## BEGIN AVAILABLE DATA

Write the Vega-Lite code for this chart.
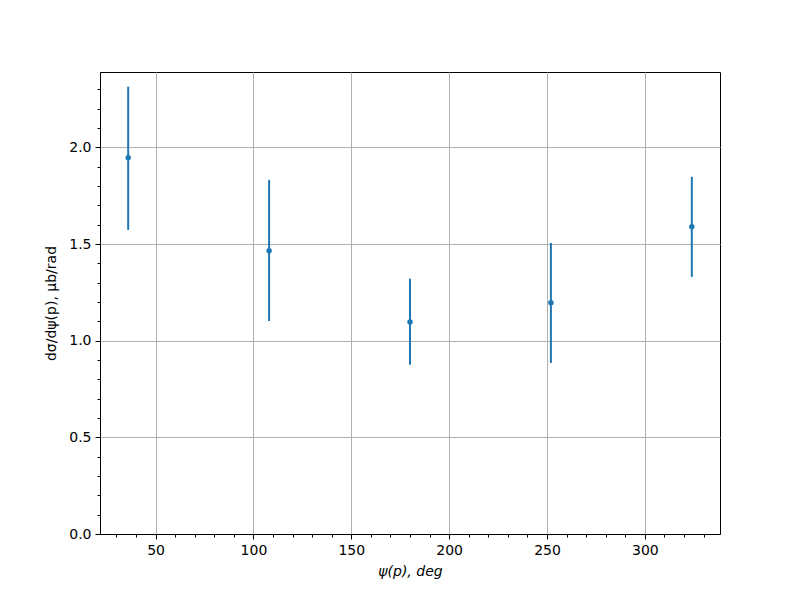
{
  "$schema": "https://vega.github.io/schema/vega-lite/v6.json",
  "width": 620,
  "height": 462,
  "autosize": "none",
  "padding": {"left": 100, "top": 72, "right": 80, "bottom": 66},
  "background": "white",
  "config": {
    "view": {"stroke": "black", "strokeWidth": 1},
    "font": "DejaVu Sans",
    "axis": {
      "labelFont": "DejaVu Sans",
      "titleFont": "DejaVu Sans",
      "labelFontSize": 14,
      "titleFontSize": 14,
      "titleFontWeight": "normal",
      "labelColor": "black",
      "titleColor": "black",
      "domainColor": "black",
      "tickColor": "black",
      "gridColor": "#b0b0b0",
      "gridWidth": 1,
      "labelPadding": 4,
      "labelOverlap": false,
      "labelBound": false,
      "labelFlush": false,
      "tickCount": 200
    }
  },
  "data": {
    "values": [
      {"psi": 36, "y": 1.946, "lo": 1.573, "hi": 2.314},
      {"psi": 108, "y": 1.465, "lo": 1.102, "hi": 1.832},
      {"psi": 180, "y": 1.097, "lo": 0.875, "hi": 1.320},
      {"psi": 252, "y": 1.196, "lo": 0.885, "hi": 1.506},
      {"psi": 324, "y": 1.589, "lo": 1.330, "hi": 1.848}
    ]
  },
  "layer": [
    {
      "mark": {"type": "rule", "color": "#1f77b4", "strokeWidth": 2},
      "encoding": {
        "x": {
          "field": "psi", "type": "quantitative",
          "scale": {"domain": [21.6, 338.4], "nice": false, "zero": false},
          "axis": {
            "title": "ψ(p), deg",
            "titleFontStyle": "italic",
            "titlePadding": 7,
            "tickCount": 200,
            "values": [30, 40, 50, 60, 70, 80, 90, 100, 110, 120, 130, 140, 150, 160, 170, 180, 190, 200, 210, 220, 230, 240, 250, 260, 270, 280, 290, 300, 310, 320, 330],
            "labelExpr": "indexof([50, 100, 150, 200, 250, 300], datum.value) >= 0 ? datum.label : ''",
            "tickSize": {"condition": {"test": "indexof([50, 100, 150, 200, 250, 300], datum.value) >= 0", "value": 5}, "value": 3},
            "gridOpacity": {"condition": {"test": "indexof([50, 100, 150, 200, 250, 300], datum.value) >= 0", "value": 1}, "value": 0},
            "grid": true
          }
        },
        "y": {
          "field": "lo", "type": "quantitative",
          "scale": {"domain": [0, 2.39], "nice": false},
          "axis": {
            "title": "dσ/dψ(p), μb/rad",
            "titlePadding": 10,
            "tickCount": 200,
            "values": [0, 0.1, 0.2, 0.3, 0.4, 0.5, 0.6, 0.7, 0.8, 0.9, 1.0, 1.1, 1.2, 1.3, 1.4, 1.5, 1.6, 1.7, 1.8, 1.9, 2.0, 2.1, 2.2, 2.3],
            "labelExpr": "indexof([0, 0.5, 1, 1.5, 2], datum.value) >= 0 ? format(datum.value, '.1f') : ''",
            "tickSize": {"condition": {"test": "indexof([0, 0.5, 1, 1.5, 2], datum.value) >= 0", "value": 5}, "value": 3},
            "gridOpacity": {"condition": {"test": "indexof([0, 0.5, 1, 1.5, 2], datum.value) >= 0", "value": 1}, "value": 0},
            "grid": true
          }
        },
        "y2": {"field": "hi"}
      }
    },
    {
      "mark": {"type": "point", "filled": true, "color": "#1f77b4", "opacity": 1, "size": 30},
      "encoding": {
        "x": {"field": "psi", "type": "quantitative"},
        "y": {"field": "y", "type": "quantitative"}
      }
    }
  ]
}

## END AVAILABLE DATA

§ **PROMPT**
Reproduce the listing word for word and omit its pictures.

§ **PROBLEM SOLUTION**
Write the Vega-Lite code for this chart.
{
  "$schema": "https://vega.github.io/schema/vega-lite/v6.json",
  "width": 620,
  "height": 462,
  "autosize": "none",
  "padding": {"left": 100, "top": 72, "right": 80, "bottom": 66},
  "background": "white",
  "config": {
    "view": {"stroke": "black", "strokeWidth": 1},
    "font": "DejaVu Sans",
    "axis": {
      "labelFont": "DejaVu Sans",
      "titleFont": "DejaVu Sans",
      "labelFontSize": 14,
      "titleFontSize": 14,
      "titleFontWeight": "normal",
      "labelColor": "black",
      "titleColor": "black",
      "domainColor": "black",
      "tickColor": "black",
      "gridColor": "#b0b0b0",
      "gridWidth": 1,
      "labelPadding": 4,
      "labelOverlap": false,
      "labelBound": false,
      "labelFlush": false,
      "tickCount": 200
    }
  },
  "data": {
    "values": [
      {"psi": 36, "y": 1.946, "lo": 1.573, "hi": 2.314},
      {"psi": 108, "y": 1.465, "lo": 1.102, "hi": 1.832},
      {"psi": 180, "y": 1.097, "lo": 0.875, "hi": 1.320},
      {"psi": 252, "y": 1.196, "lo": 0.885, "hi": 1.506},
      {"psi": 324, "y": 1.589, "lo": 1.330, "hi": 1.848}
    ]
  },
  "layer": [
    {
      "mark": {"type": "rule", "color": "#1f77b4", "strokeWidth": 2},
      "encoding": {
        "x": {
          "field": "psi", "type": "quantitative",
          "scale": {"domain": [21.6, 338.4], "nice": false, "zero": false},
          "axis": {
            "title": "ψ(p), deg",
            "titleFontStyle": "italic",
            "titlePadding": 7,
            "tickCount": 200,
            "values": [30, 40, 50, 60, 70, 80, 90, 100, 110, 120, 130, 140, 150, 160, 170, 180, 190, 200, 210, 220, 230, 240, 250, 260, 270, 280, 290, 300, 310, 320, 330],
            "labelExpr": "indexof([50, 100, 150, 200, 250, 300], datum.value) >= 0 ? datum.label : ''",
            "tickSize": {"condition": {"test": "indexof([50, 100, 150, 200, 250, 300], datum.value) >= 0", "value": 5}, "value": 3},
            "gridOpacity": {"condition": {"test": "indexof([50, 100, 150, 200, 250, 300], datum.value) >= 0", "value": 1}, "value": 0},
            "grid": true
          }
        },
        "y": {
          "field": "lo", "type": "quantitative",
          "scale": {"domain": [0, 2.39], "nice": false},
          "axis": {
            "title": "dσ/dψ(p), μb/rad",
            "titlePadding": 10,
            "tickCount": 200,
            "values": [0, 0.1, 0.2, 0.3, 0.4, 0.5, 0.6, 0.7, 0.8, 0.9, 1.0, 1.1, 1.2, 1.3, 1.4, 1.5, 1.6, 1.7, 1.8, 1.9, 2.0, 2.1, 2.2, 2.3],
            "labelExpr": "indexof([0, 0.5, 1, 1.5, 2], datum.value) >= 0 ? format(datum.value, '.1f') : ''",
            "tickSize": {"condition": {"test": "indexof([0, 0.5, 1, 1.5, 2], datum.value) >= 0", "value": 5}, "value": 3},
            "gridOpacity": {"condition": {"test": "indexof([0, 0.5, 1, 1.5, 2], datum.value) >= 0", "value": 1}, "value": 0},
            "grid": true
          }
        },
        "y2": {"field": "hi"}
      }
    },
    {
      "mark": {"type": "point", "filled": true, "color": "#1f77b4", "opacity": 1, "size": 30},
      "encoding": {
        "x": {"field": "psi", "type": "quantitative"},
        "y": {"field": "y", "type": "quantitative"}
      }
    }
  ]
}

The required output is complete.